In the media's defence, one explanation for this phenomena -- with political stories at least -- is that Canada's governing process has become so impossibly convoluted and drawn-out that a lot of controversies, for all intents and purposes, never do end.

Kelly McParland provides a good example of this in the National Post, where he notes that one of the sexiest crises of our current zietgiest -- the furious, federation-tearing, inter-provincial war over the future of the Northern Gateway pipeline -- may take a full three years to get anywhere near a definitive conclusion.

Indeed, his accompanying timeline, rich in far-off deadlines with several possibly game-changing elections sprinkled throughout, really highlights how much of the breathless coverage of the project to date -- the war of words between the two lady premiers, the Native protests, the partisan gossip, the hilarious idea that the pipe could possibly be re-routed through the Northwest Territories -- has just been a lot of myopic headline-filler over non-events that will probably have relatively little impact over whether the thing ultimately gets built.

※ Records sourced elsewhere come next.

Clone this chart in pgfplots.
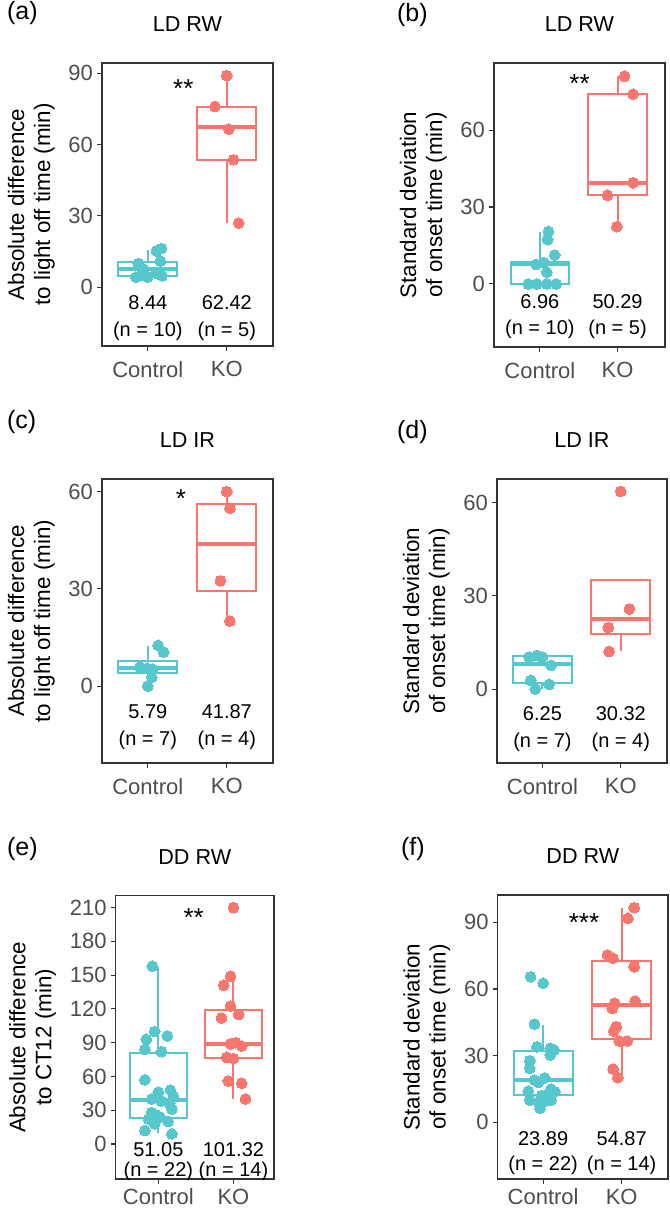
\documentclass[border=0pt]{standalone}
\usepackage{fontspec}
\setmainfont{Liberation Sans}
\usepackage{pgfplots}
\pgfplotsset{compat=1.18}
\usepgfplotslibrary{statistics}
\definecolor{ctl}{RGB}{86,199,204}
\definecolor{ko}{RGB}{248,118,109}
\definecolor{frm}{RGB}{51,51,51}
\definecolor{tickl}{RGB}{77,77,77}
\newcommand{\annf}{\fontsize{10}{12}\selectfont}
\newcommand{\starf}{\fontsize{13}{15}\selectfont}
\pgfplotsset{
  gg/.style={
    scale only axis, clip=false,
    xtick={1,2}, xticklabels={Control,KO},
    tick align=outside, xtick pos=bottom, ytick pos=left,
    major tick length=2.5pt,
    axis line style={draw=frm, line width=0.55pt},
    every tick/.style={draw=frm, line width=0.55pt},
    tick label style={font=\fontsize{11}{13}\selectfont, text=tickl},
    /pgf/number format/assume math mode=true,
    xticklabel style={yshift=-1.7pt},
    yticklabel style={xshift=1.5pt},
    ylabel style={align=center, font=\fontsize{11.2}{13}\selectfont},
    minor tick num=0,
  },
  bx/.style={draw=#1, fill=white, line width=1pt, solid, mark=none,
    boxplot/draw direction=y,
    boxplot/box extend=0.75, boxplot/whisker extend=0,
    boxplot/every median/.style={draw=#1, line width=2pt}},
  pts/.style={only marks, color=#1, mark=*, mark size=2.7pt, mark options={solid, draw=#1, fill=#1, line width=0pt}},
}
\begin{document}
\begin{tikzpicture}
\path[use as bounding box] (0pt,0pt) rectangle (334.5pt,-604pt);

% ---------- (a)
\node[anchor=base west, font=\fontsize{12.5}{14}\selectfont] at (0pt,-10pt) {(a)};
\begin{axis}[gg, at={(51pt,-31.5pt)}, anchor=north west, width=85.5pt, height=141.5pt,
  xmin=0.42, xmax=2.585, ymin=-24.7, ymax=94.3, ytick={0,30,60,90},
  ylabel={Absolute difference\\to light off time (min)}]
\addplot[bx=ctl, boxplot prepared={draw position=1, lower whisker=4.2, lower quartile=4.8, median=7.5, upper quartile=10.6, upper whisker=15.7}] coordinates {};
\addplot[bx=ko, boxplot prepared={draw position=2, lower whisker=27.2, lower quartile=53.6, median=67.3, upper quartile=76.0, upper whisker=89.3}] coordinates {};
\addplot[pts=ctl] coordinates {(1.17,16.3) (1.11,15.3) (1.16,11.0) (0.88,10.0) (0.95,7.5) (1.10,6.0) (0.92,5.0) (1.18,4.8) (1.00,4.3) (0.85,4.2)};
\addplot[pts=ko] coordinates {(1.85,76.0) (2.0,89.0) (2.025,66.5) (2.085,53.6) (2.15,27.0)};
\node[anchor=base, font=\annf] at (axis cs:1,-9.5) {8.44};
\node[anchor=base, font=\annf] at (axis cs:2,-9.5) {62.42};
\node[anchor=base, font=\annf] at (axis cs:1,-20.8) {(n = 10)};
\node[anchor=base, font=\annf] at (axis cs:2,-20.8) {(n = 5)};
\node[anchor=base, font=\starf] at (axis cs:1.45,80.0) {**};
\node[anchor=base, font=\fontsize{10.8}{13}\selectfont] at (rel axis cs:0.5,1) [yshift=15.6pt] {LD RW};
\end{axis}

% ---------- (b)
\node[anchor=base west, font=\fontsize{12.5}{14}\selectfont] at (195pt,-10.8pt) {(b)};
\begin{axis}[gg, at={(247pt,-31.5pt)}, anchor=north west, width=85.5pt, height=142pt,
  xmin=0.41, xmax=2.61, ymin=-24.6, ymax=86.2, ytick={0,30,60},
  ylabel={Standard deviation\\of onset time (min)}]
\addplot[bx=ctl, boxplot prepared={draw position=1, lower whisker=0, lower quartile=0, median=7.7, upper quartile=8.7, upper whisker=20.2}] coordinates {};
\addplot[bx=ko, boxplot prepared={draw position=2, lower whisker=22.4, lower quartile=34.7, median=39.5, upper quartile=74.0, upper whisker=81.2}] coordinates {};
\addplot[pts=ctl] coordinates {(1.11,20.5) (1.10,17.3) (1.19,11.3) (1.05,8.3) (0.95,7.6) (1.09,4.6) (0.85,0) (0.96,0) (1.09,0) (1.21,0)};
\addplot[pts=ko] coordinates {(2.09,81.0) (2.2,74.0) (2.2,39.5) (1.87,34.6) (1.99,22.35)};
\node[anchor=base, font=\annf] at (axis cs:1,-9.5) {6.96};
\node[anchor=base, font=\annf] at (axis cs:2,-9.5) {50.29};
\node[anchor=base, font=\annf] at (axis cs:1,-19.9) {(n = 10)};
\node[anchor=base, font=\annf] at (axis cs:2,-19.9) {(n = 5)};
\node[anchor=base, font=\starf] at (axis cs:1.51,74.5) {**};
\node[anchor=base, font=\fontsize{10.8}{13}\selectfont] at (rel axis cs:0.5,1) [yshift=15.6pt] {LD RW};
\end{axis}

% ---------- (c)
\node[anchor=base west, font=\fontsize{12.5}{14}\selectfont] at (0pt,-214pt) {(c)};
\begin{axis}[gg, at={(51pt,-239.5pt)}, anchor=north west, width=85.5pt, height=142pt,
  xmin=0.42, xmax=2.585, ymin=-23.7, ymax=63.9, ytick={0,30,60},
  ylabel={Absolute difference\\to light off time (min)}]
\addplot[bx=ctl, boxplot prepared={draw position=1, lower whisker=0, lower quartile=4.0, median=5.6, upper quartile=7.8, upper whisker=12.3}] coordinates {};
\addplot[bx=ko, boxplot prepared={draw position=2, lower whisker=20.1, lower quartile=29.3, median=43.7, upper quartile=56.2, upper whisker=60.0}] coordinates {};
\addplot[pts=ctl] coordinates {(1.13,12.6) (1.20,10.5) (0.90,5.9) (0.99,5.5) (1.06,5.2) (1.05,2.7) (1.0,0)};
\addplot[pts=ko] coordinates {(2.0,60.0) (2.04,54.9) (1.92,32.5) (2.04,20.1)};
\node[anchor=base, font=\annf] at (axis cs:1,-10.0) {5.79};
\node[anchor=base, font=\annf] at (axis cs:2,-10.0) {41.87};
\node[anchor=base, font=\annf] at (axis cs:1,-18.2) {(n = 7)};
\node[anchor=base, font=\annf] at (axis cs:2,-18.2) {(n = 4)};
\node[anchor=base, font=\starf] at (axis cs:1.42,55.0) {*};
\node[anchor=base, font=\fontsize{10.8}{13}\selectfont] at (rel axis cs:0.5,1) [yshift=15.6pt] {LD IR};
\end{axis}

% ---------- (d)
\node[anchor=base west, font=\fontsize{12.5}{14}\selectfont] at (195pt,-219pt) {(d)};
\begin{axis}[gg, at={(248.5pt,-239.5pt)}, anchor=north west, width=85pt, height=142pt,
  xmin=0.42, xmax=2.59, ymin=-23.8, ymax=67.6, ytick={0,30,60},
  ylabel={Standard deviation\\of onset time (min)}]
\addplot[bx=ctl, boxplot prepared={draw position=1, lower whisker=0, lower quartile=1.9, median=8.2, upper quartile=10.5, upper whisker=10.8}] coordinates {};
\addplot[bx=ko, boxplot prepared={draw position=2, lower whisker=12.2, lower quartile=17.8, median=22.7, upper quartile=35.2, upper whisker=35.2}] coordinates {};
\addplot[pts=ctl] coordinates {(0.83,10.3) (1.0,10.3) (0.93,10.8) (1.11,7.6) (0.85,2.8) (1.085,1.5) (0.91,0)};
\addplot[pts=ko] coordinates {(2.0,63.6) (2.11,25.8) (1.84,19.8) (1.85,12.1)};
\node[anchor=base, font=\annf] at (axis cs:1,-10.1) {6.25};
\node[anchor=base, font=\annf] at (axis cs:2,-10.1) {30.32};
\node[anchor=base, font=\annf] at (axis cs:1,-18.7) {(n = 7)};
\node[anchor=base, font=\annf] at (axis cs:2,-18.7) {(n = 4)};
\node[anchor=base, font=\fontsize{10.8}{13}\selectfont] at (rel axis cs:0.5,1) [yshift=15.6pt] {LD IR};
\end{axis}

% ---------- (e)
\node[anchor=base west, font=\fontsize{12.5}{14}\selectfont] at (0pt,-427.5pt) {(e)};
\begin{axis}[gg, at={(57.8pt,-447.8pt)}, anchor=north west, width=79.2pt, height=141.7pt,
  xmin=0.43, xmax=2.54, ymin=-31.1, ymax=220.7, ytick={0,30,60,90,120,150,180,210},
  xticklabel style={inner ysep=0.4pt, yshift=-0.2pt},
  ylabel={Absolute difference\\to CT12 (min)}]
\addplot[bx=ctl, boxplot prepared={draw position=1, lower whisker=9.5, lower quartile=22.8, median=39.1, upper quartile=80.6, upper whisker=157.6}] coordinates {};
\addplot[bx=ko, boxplot prepared={draw position=2, lower whisker=40, lower quartile=76.7, median=88.9, upper quartile=119.1, upper whisker=148.7}] coordinates {};
\addplot[pts=ctl] coordinates {(0.92,158) (0.95,100) (1.12,96) (0.84,93) (0.82,84) (1.04,82) (0.82,57) (1.16,48) (1.0,46) (1.2,42) (0.91,40) (1.04,38) (1.15,36) (1.18,31) (0.91,28) (0.96,26) (1.02,24) (0.87,22) (1.13,20) (0.95,18) (0.82,12) (1.18,9)};
\addplot[pts=ko] coordinates {(2.0,210) (1.96,149) (1.87,141) (1.96,122.5) (2.07,115) (1.84,112) (2.03,90) (1.96,89) (2.11,87) (1.91,77) (2.0,76) (1.93,56) (2.11,54) (2.16,40)};
\node[anchor=base, font=\annf] at (axis cs:1,-10.7) {51.05};
\node[anchor=base, font=\annf] at (axis cs:2,-10.7) {101.32};
\node[anchor=base, font=\annf] at (axis cs:1,-29.1) {(n = 22)};
\node[anchor=base, font=\annf] at (axis cs:2,-29.1) {(n = 14)};
\node[anchor=base, font=\starf] at (axis cs:1.47,192.9) {**};
\node[anchor=base, font=\fontsize{10.8}{13}\selectfont] at (rel axis cs:0.5,1) [yshift=15.6pt] {DD RW};
\end{axis}

% ---------- (f)
\node[anchor=base west, font=\fontsize{12.5}{14}\selectfont] at (197pt,-427.5pt) {(f)};
\begin{axis}[gg, at={(248.8pt,-447.5pt)}, anchor=north west, width=85.2pt, height=142pt,
  xmin=0.42, xmax=2.59, ymin=-25.5, ymax=102.3, ytick={0,30,60,90},
  xticklabel style={inner ysep=0.4pt, yshift=-0.2pt},
  ylabel={Standard deviation\\of onset time (min)}]
\addplot[bx=ctl, boxplot prepared={draw position=1, lower whisker=6.3, lower quartile=12.3, median=19.0, upper quartile=32.1, upper whisker=43.8}] coordinates {};
\addplot[bx=ko, boxplot prepared={draw position=2, lower whisker=20.5, lower quartile=37.5, median=52.8, upper quartile=72.6, upper whisker=96.3}] coordinates {};
\addplot[pts=ctl] coordinates {(0.84,65.5) (1.0,62.6) (0.89,44.2) (0.92,34) (1.09,33.3) (1.14,32.5) (1.09,30.3) (0.83,27.7) (0.83,24.3) (0.89,19) (1.02,20) (0.94,18) (1.10,15) (0.81,14) (1.15,13.8) (1.06,12.5) (0.98,12) (0.83,10) (1.10,10) (1.03,9.6) (0.94,9) (0.96,6.3)};
\addplot[pts=ko] coordinates {(2.16,96.6) (2.08,91.8) (1.82,75.3) (1.89,73.8) (2.16,70) (1.91,53.6) (2.17,54.6) (1.88,51.3) (1.93,43) (1.90,41.1) (1.97,36.6) (2.07,36.6) (1.89,24) (1.95,20.1)};
\node[anchor=base, font=\annf] at (axis cs:1,-10.2) {23.89};
\node[anchor=base, font=\annf] at (axis cs:2,-10.2) {54.87};
\node[anchor=base, font=\annf] at (axis cs:1,-21.5) {(n = 22)};
\node[anchor=base, font=\annf] at (axis cs:2,-21.5) {(n = 14)};
\node[anchor=base, font=\starf] at (axis cs:1.52,86.0) {***};
\node[anchor=base, font=\fontsize{10.8}{13}\selectfont] at (rel axis cs:0.5,1) [yshift=15.6pt] {DD RW};
\end{axis}
\end{tikzpicture}
\end{document}
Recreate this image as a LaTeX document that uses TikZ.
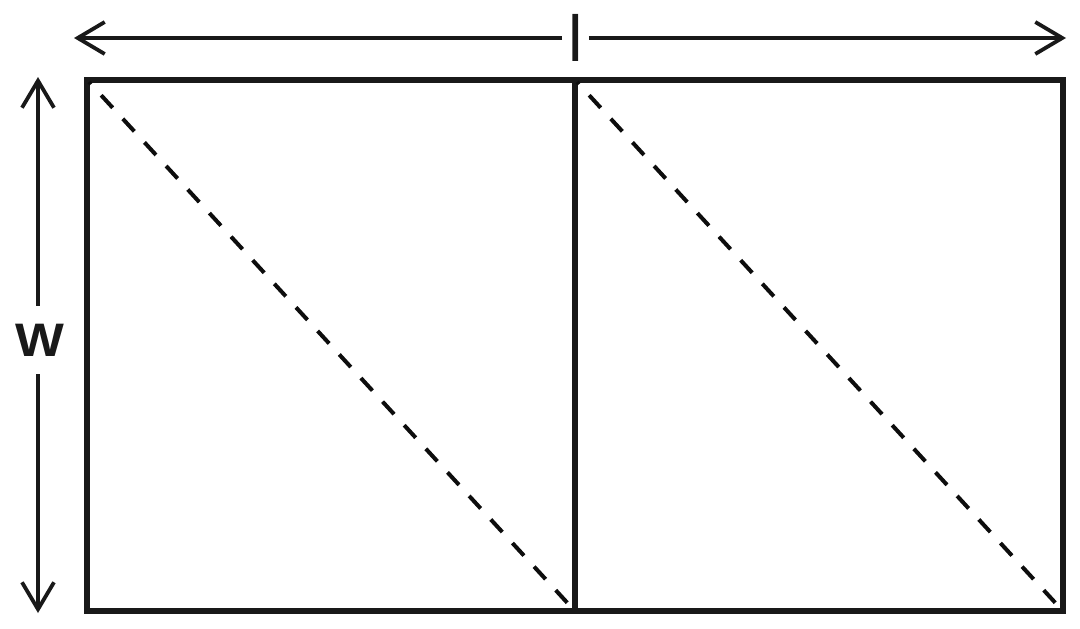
\documentclass[tikz,border=0pt]{standalone}
\usepackage{fontspec}
\setmainfont{Liberation Sans}
\usetikzlibrary{arrows.meta}
\begin{document}
\begin{tikzpicture}[x=1pt,y=-1pt,
  frame/.style={line width=5.5pt, line join=miter, line cap=rect, draw=black!90},
  diag/.style={line width=4pt, dash pattern=on 17pt off 15pt, dash phase=14pt, draw=black!95},
  dim/.style={line width=3.8pt, draw=black!90, -{Straight Barb[length=27pt,width=32pt,line width=3.8pt]}},
  lbl/.style={inner sep=0pt, text=black!90}]
\useasboundingbox (0,0) rectangle (1080,629);
\fill[white] (0,0) rectangle (1080,629);
% frame corners
\coordinate (TL) at (87,80);
\coordinate (TM) at (575,80);
\coordinate (TR) at (1063,80);
\coordinate (BL) at (87,611);
\coordinate (BM) at (575,611);
\coordinate (BR) at (1063,611);
\draw[frame] (TL) -- (TR) -- (BR) -- (BL) -- cycle;
\draw[frame] (TM) -- (BM);
% diagonals
\coordinate (d1a) at (89,82);
\coordinate (d1b) at (573,609);
\coordinate (d2a) at (577,82);
\coordinate (d2b) at (1061,609);
\draw[diag] (d1a) -- (d1b);
\draw[diag] (d2a) -- (d2b);
% length dimension
\node[lbl, inner xsep=6pt, font=\fontsize{65}{65}\selectfont] (l) at (575.5,37.5) {l};
\coordinate (la) at (74,38);
\coordinate (lb) at (1066,38);
\draw[dim] (l.west |- la) -- (la);
\draw[dim] (l.east |- lb) -- (lb);
% width dimension
\node[lbl, inner ysep=18pt, font=\fontsize{47}{47}\selectfont\bfseries, xscale=1.1] (w) at (39.5,340) {W};
\coordinate (wa) at (38,77);
\coordinate (wb) at (38,613);
\draw[dim] (w.north -| wa) -- (wa);
\draw[dim] (w.south -| wb) -- (wb);
\end{tikzpicture}
\end{document}
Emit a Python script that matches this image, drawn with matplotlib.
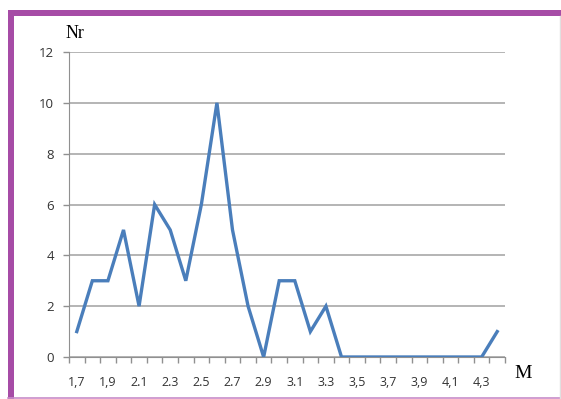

With this in mind, a little skepticism would probably be justly directed towards pundits like Postmedia's Stephen Maher or the Star's Tim Harper, who've been going around lately spouting one-liners like "you could smell the brake pads burning" on Gateway simply because jolly ol' James Moore said some nasty things about the corporation in charge last week.

Fine, maybe Moore is a "senior minister" in the Tory government and maybe his comments signal the "toughest tone to date" or whatever, but who knows -- within a couple of years maybe there'll be no more James Moore. Or Tory government. Or need for oil at all, following Robo-Harper's 2014 reveal of the secret energy source that powers his people.

What you can be super sure there absolutely won't be, however, is an end.